■ **OBJECTIVE**
Set down the data below without change, skipping the pictures it holds.

■ **DATA SEGMENT**
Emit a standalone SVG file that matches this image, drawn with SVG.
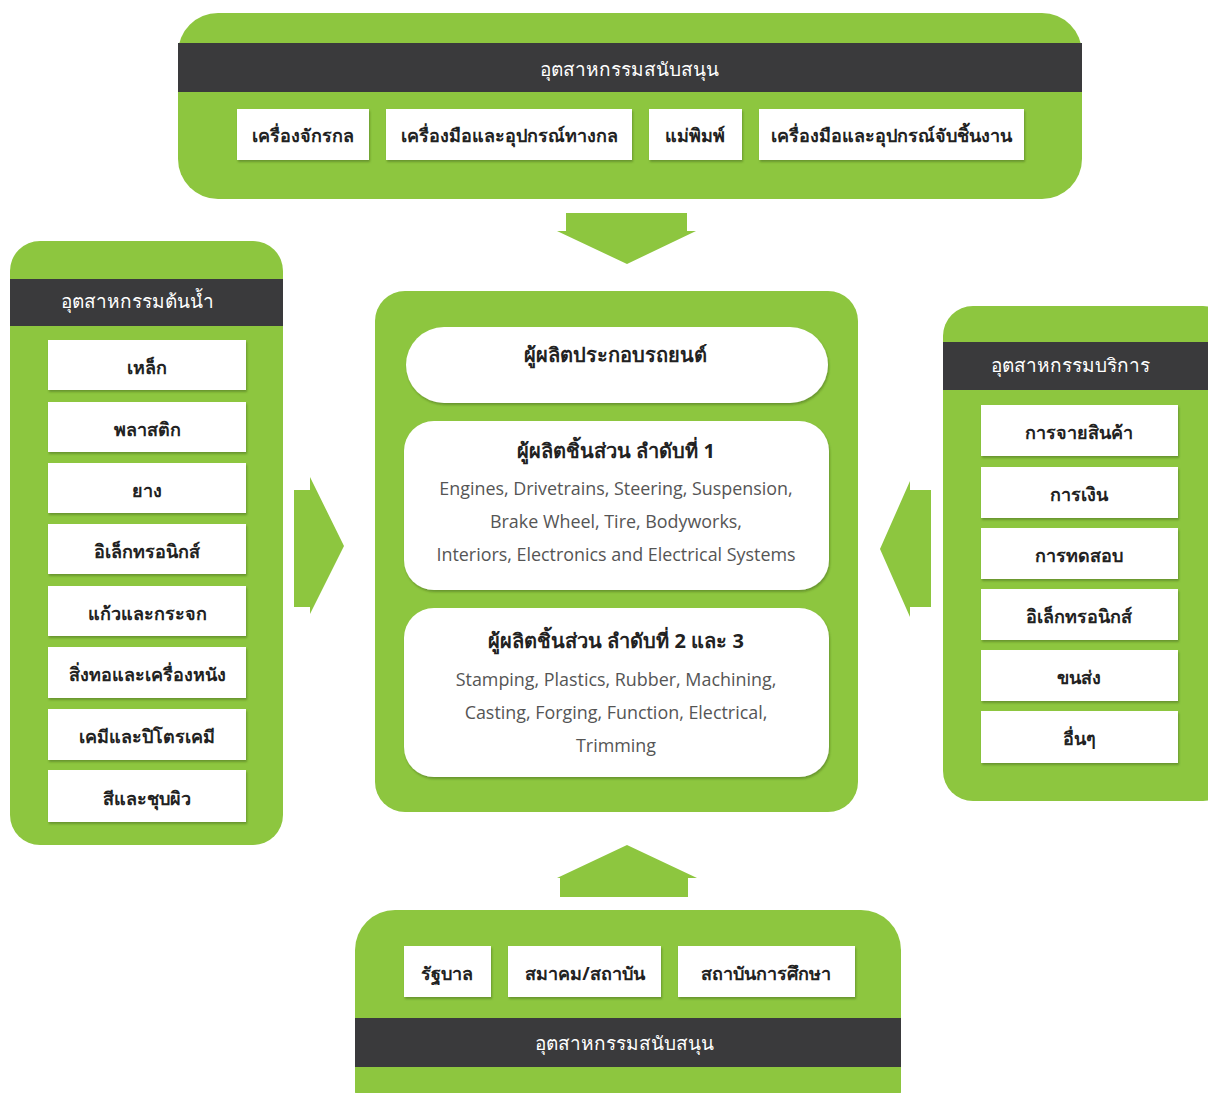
<svg xmlns="http://www.w3.org/2000/svg" width="1208" height="1093" viewBox="0 0 1208 1093">
<defs>
<filter id="sh" x="-10%" y="-10%" width="120%" height="130%">
<feDropShadow dx="1" dy="2" stdDeviation="1.2" flood-color="#3d5a14" flood-opacity="0.45"/>
</filter>
<style>
.g{fill:#8dc63f}
.d{fill:#3a3a3c}
.b{fill:#ffffff;filter:url(#sh)}
.t{font-family:"Noto Sans","DejaVu Sans",sans-serif;font-size:18px;font-weight:bold;fill:#222;text-anchor:middle}
.c{font-size:20px}
.h{font-family:"Noto Sans","DejaVu Sans",sans-serif;font-size:19px;fill:#fff;text-anchor:middle}
.e{font-family:"Open Sans",Lato,sans-serif;font-size:17.9px;fill:#555;text-anchor:middle}
</style>
</defs>
<rect width="1208" height="1093" fill="#fff"/>

<g id="top">
<rect class="g" x="178" y="13" width="904" height="186" rx="40"/>
<rect class="d" x="178" y="43" width="904" height="49"/>
<text class="h" x="629" y="76">อุตสาหกรรมสนับสนุน</text>
<rect class="b" x="237" y="109" width="132" height="51"/>
<text class="t" x="303" y="142">เครื่องจักรกล</text>
<rect class="b" x="386" y="109" width="246" height="51"/>
<text class="t" x="509" y="142">เครื่องมือและอุปกรณ์ทางกล</text>
<rect class="b" x="649" y="109" width="93" height="51"/>
<text class="t" x="695" y="142">แม่พิมพ์</text>
<rect class="b" x="759" y="109" width="265" height="51"/>
<text class="t" x="891" y="142">เครื่องมือและอุปกรณ์จับชิ้นงาน</text>
</g>

<g id="left">
<rect class="g" x="10" y="241" width="273" height="604" rx="30"/>
<rect class="d" x="10" y="279" width="273" height="47"/>
<text class="h" x="137" y="308">อุตสาหกรรมต้นน้ำ</text>
<rect class="b" x="48" y="340" width="198" height="50"/>
<text class="t" x="147" y="374">เหล็ก</text>
<rect class="b" x="48" y="402" width="198" height="50"/>
<text class="t" x="147" y="436">พลาสติก</text>
<rect class="b" x="48" y="463" width="198" height="50"/>
<text class="t" x="147" y="497">ยาง</text>
<rect class="b" x="48" y="524" width="198" height="50"/>
<text class="t" x="147" y="558">อิเล็กทรอนิกส์</text>
<rect class="b" x="48" y="586" width="198" height="50"/>
<text class="t" x="147" y="620">แก้วและกระจก</text>
<rect class="b" x="48" y="647" width="198" height="51"/>
<text class="t" x="147" y="681">สิ่งทอและเครื่องหนัง</text>
<rect class="b" x="48" y="709" width="198" height="51"/>
<text class="t" x="147" y="743">เคมีและปิโตรเคมี</text>
<rect class="b" x="48" y="770" width="198" height="52"/>
<text class="t" x="147" y="805">สีและชุบผิว</text>
</g>

<g id="center">
<rect class="g" x="375" y="291" width="483" height="521" rx="30"/>
<rect class="b" x="406" y="327" width="422" height="76" rx="38"/>
<text class="t c" x="615" y="362">ผู้ผลิตประกอบรถยนต์</text>
<rect class="b" x="404" y="421" width="425" height="169" rx="30"/>
<text class="t c" x="616" y="458">ผู้ผลิตชิ้นส่วน ลำดับที่ 1</text>
<text class="e" x="616" y="495">Engines, Drivetrains, Steering, Suspension,</text>
<text class="e" x="616" y="528">Brake Wheel, Tire, Bodyworks,</text>
<text class="e" x="616" y="561">Interiors, Electronics and Electrical Systems</text>
<rect class="b" x="404" y="608" width="425" height="169" rx="30"/>
<text class="t c" x="616" y="648">ผู้ผลิตชิ้นส่วน ลำดับที่ 2 และ 3</text>
<text class="e" x="616" y="686">Stamping, Plastics, Rubber, Machining,</text>
<text class="e" x="616" y="719">Casting, Forging, Function, Electrical,</text>
<text class="e" x="616" y="752">Trimming</text>
</g>

<g id="right">
<rect class="g" x="943" y="306" width="290" height="495" rx="30"/>
<rect class="d" x="943" y="342" width="265" height="48"/>
<text class="h" x="1070" y="372">อุตสาหกรรมบริการ</text>
<rect class="b" x="981" y="405" width="197" height="51"/>
<text class="t" x="1079" y="439">การจายสินค้า</text>
<rect class="b" x="981" y="467" width="197" height="51"/>
<text class="t" x="1079" y="501">การเงิน</text>
<rect class="b" x="981" y="528" width="197" height="51"/>
<text class="t" x="1079" y="562">การทดสอบ</text>
<rect class="b" x="981" y="589" width="197" height="51"/>
<text class="t" x="1079" y="623">อิเล็กทรอนิกส์</text>
<rect class="b" x="981" y="650" width="197" height="51"/>
<text class="t" x="1079" y="684">ขนส่ง</text>
<rect class="b" x="981" y="711" width="197" height="52"/>
<text class="t" x="1079" y="745">อื่นๆ</text>
</g>

<g id="bottom">
<rect class="g" x="355" y="910" width="546" height="220" rx="40"/>
<rect class="b" x="404" y="946" width="87" height="51"/>
<text class="t" x="447" y="980">รัฐบาล</text>
<rect class="b" x="508" y="946" width="153" height="51"/>
<text class="t" x="585" y="980">สมาคม/สถาบัน</text>
<rect class="b" x="678" y="946" width="177" height="51"/>
<text class="t" x="766" y="980">สถาบันการศึกษา</text>
<rect class="d" x="355" y="1018" width="546" height="49"/>
<text class="h" x="624" y="1050">อุตสาหกรรมสนับสนุน</text>
</g>

<g id="connectors" class="g">
<polygon points="566,213 687,213 687,231 696,231 627,264 557,231 566,231"/>
<polygon points="294,490 310,490 310,477 344,546 310,614 310,607 294,607"/>
<polygon points="931,490 910,490 910,481 880,549 910,617 910,607 931,607"/>
<polygon points="560,897 688,897 688,878 697,878 627,845 557,878 560,878"/>
</g>
</svg>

■ **WRITTEN SOLUTION**
Emit a standalone SVG file that matches this image, drawn with SVG.
<svg xmlns="http://www.w3.org/2000/svg" width="1208" height="1093" viewBox="0 0 1208 1093">
<defs>
<filter id="sh" x="-10%" y="-10%" width="120%" height="130%">
<feDropShadow dx="1" dy="2" stdDeviation="1.2" flood-color="#3d5a14" flood-opacity="0.45"/>
</filter>
<style>
.g{fill:#8dc63f}
.d{fill:#3a3a3c}
.b{fill:#ffffff;filter:url(#sh)}
.t{font-family:"Noto Sans","DejaVu Sans",sans-serif;font-size:18px;font-weight:bold;fill:#222;text-anchor:middle}
.c{font-size:20px}
.h{font-family:"Noto Sans","DejaVu Sans",sans-serif;font-size:19px;fill:#fff;text-anchor:middle}
.e{font-family:"Open Sans",Lato,sans-serif;font-size:17.9px;fill:#555;text-anchor:middle}
</style>
</defs>
<rect width="1208" height="1093" fill="#fff"/>

<g id="top">
<rect class="g" x="178" y="13" width="904" height="186" rx="40"/>
<rect class="d" x="178" y="43" width="904" height="49"/>
<text class="h" x="629" y="76">อุตสาหกรรมสนับสนุน</text>
<rect class="b" x="237" y="109" width="132" height="51"/>
<text class="t" x="303" y="142">เครื่องจักรกล</text>
<rect class="b" x="386" y="109" width="246" height="51"/>
<text class="t" x="509" y="142">เครื่องมือและอุปกรณ์ทางกล</text>
<rect class="b" x="649" y="109" width="93" height="51"/>
<text class="t" x="695" y="142">แม่พิมพ์</text>
<rect class="b" x="759" y="109" width="265" height="51"/>
<text class="t" x="891" y="142">เครื่องมือและอุปกรณ์จับชิ้นงาน</text>
</g>

<g id="left">
<rect class="g" x="10" y="241" width="273" height="604" rx="30"/>
<rect class="d" x="10" y="279" width="273" height="47"/>
<text class="h" x="137" y="308">อุตสาหกรรมต้นน้ำ</text>
<rect class="b" x="48" y="340" width="198" height="50"/>
<text class="t" x="147" y="374">เหล็ก</text>
<rect class="b" x="48" y="402" width="198" height="50"/>
<text class="t" x="147" y="436">พลาสติก</text>
<rect class="b" x="48" y="463" width="198" height="50"/>
<text class="t" x="147" y="497">ยาง</text>
<rect class="b" x="48" y="524" width="198" height="50"/>
<text class="t" x="147" y="558">อิเล็กทรอนิกส์</text>
<rect class="b" x="48" y="586" width="198" height="50"/>
<text class="t" x="147" y="620">แก้วและกระจก</text>
<rect class="b" x="48" y="647" width="198" height="51"/>
<text class="t" x="147" y="681">สิ่งทอและเครื่องหนัง</text>
<rect class="b" x="48" y="709" width="198" height="51"/>
<text class="t" x="147" y="743">เคมีและปิโตรเคมี</text>
<rect class="b" x="48" y="770" width="198" height="52"/>
<text class="t" x="147" y="805">สีและชุบผิว</text>
</g>

<g id="center">
<rect class="g" x="375" y="291" width="483" height="521" rx="30"/>
<rect class="b" x="406" y="327" width="422" height="76" rx="38"/>
<text class="t c" x="615" y="362">ผู้ผลิตประกอบรถยนต์</text>
<rect class="b" x="404" y="421" width="425" height="169" rx="30"/>
<text class="t c" x="616" y="458">ผู้ผลิตชิ้นส่วน ลำดับที่ 1</text>
<text class="e" x="616" y="495">Engines, Drivetrains, Steering, Suspension,</text>
<text class="e" x="616" y="528">Brake Wheel, Tire, Bodyworks,</text>
<text class="e" x="616" y="561">Interiors, Electronics and Electrical Systems</text>
<rect class="b" x="404" y="608" width="425" height="169" rx="30"/>
<text class="t c" x="616" y="648">ผู้ผลิตชิ้นส่วน ลำดับที่ 2 และ 3</text>
<text class="e" x="616" y="686">Stamping, Plastics, Rubber, Machining,</text>
<text class="e" x="616" y="719">Casting, Forging, Function, Electrical,</text>
<text class="e" x="616" y="752">Trimming</text>
</g>

<g id="right">
<rect class="g" x="943" y="306" width="290" height="495" rx="30"/>
<rect class="d" x="943" y="342" width="265" height="48"/>
<text class="h" x="1070" y="372">อุตสาหกรรมบริการ</text>
<rect class="b" x="981" y="405" width="197" height="51"/>
<text class="t" x="1079" y="439">การจายสินค้า</text>
<rect class="b" x="981" y="467" width="197" height="51"/>
<text class="t" x="1079" y="501">การเงิน</text>
<rect class="b" x="981" y="528" width="197" height="51"/>
<text class="t" x="1079" y="562">การทดสอบ</text>
<rect class="b" x="981" y="589" width="197" height="51"/>
<text class="t" x="1079" y="623">อิเล็กทรอนิกส์</text>
<rect class="b" x="981" y="650" width="197" height="51"/>
<text class="t" x="1079" y="684">ขนส่ง</text>
<rect class="b" x="981" y="711" width="197" height="52"/>
<text class="t" x="1079" y="745">อื่นๆ</text>
</g>

<g id="bottom">
<rect class="g" x="355" y="910" width="546" height="220" rx="40"/>
<rect class="b" x="404" y="946" width="87" height="51"/>
<text class="t" x="447" y="980">รัฐบาล</text>
<rect class="b" x="508" y="946" width="153" height="51"/>
<text class="t" x="585" y="980">สมาคม/สถาบัน</text>
<rect class="b" x="678" y="946" width="177" height="51"/>
<text class="t" x="766" y="980">สถาบันการศึกษา</text>
<rect class="d" x="355" y="1018" width="546" height="49"/>
<text class="h" x="624" y="1050">อุตสาหกรรมสนับสนุน</text>
</g>

<g id="connectors" class="g">
<polygon points="566,213 687,213 687,231 696,231 627,264 557,231 566,231"/>
<polygon points="294,490 310,490 310,477 344,546 310,614 310,607 294,607"/>
<polygon points="931,490 910,490 910,481 880,549 910,617 910,607 931,607"/>
<polygon points="560,897 688,897 688,878 697,878 627,845 557,878 560,878"/>
</g>
</svg>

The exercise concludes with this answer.